= Maria Pride =

Welsh actress

Maria Pride (born 1970) is a Welsh television actress who plays the recurring character of Debbie Jones in the Welsh Language soap opera Pobol y Cwm.

She is a former pupil of Ysgol Gyfun Rhydfelen, near Pontypridd.

In February 1999, she played the character of Cindy, the only female role in the premiere of playwright Patrick Jones' play Everything Must Go, in association with The Manic Street Preachers, at the Sherman Theatre, Cardiff.
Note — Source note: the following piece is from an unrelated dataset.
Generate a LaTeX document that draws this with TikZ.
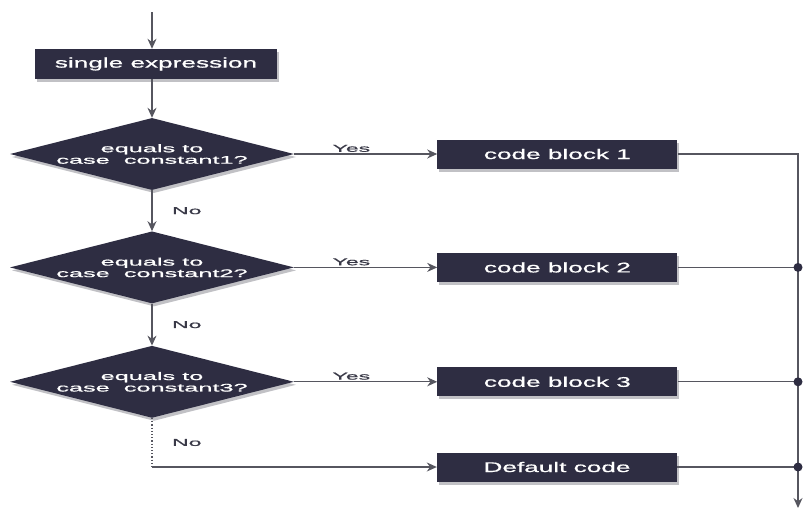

She also played Triste in Jones' second play, Unprotected Sex, also at the Sherman Theatre.

In 2001, Maria won the BAFTA Cymru Best Actress Award for her role as Pauline in Care, a drama written by former Tomorrow's World presenter Kieran Prendiville about child abuse in a Welsh children's home. Care was directed by Antonia Bird and starred Steven Mackintosh. In 2002, Maria starred in the Welsh Language drama, Gwyfyn.

Pride's other notable roles have been in Welsh TV comedy dramas, such as High Hopes for BBC Wales. Maria has also had minor roles in many mainstream British TV series, such as Casualty and Afterlife

Pride was the winner of the Mastermind Cymru celebrity contest.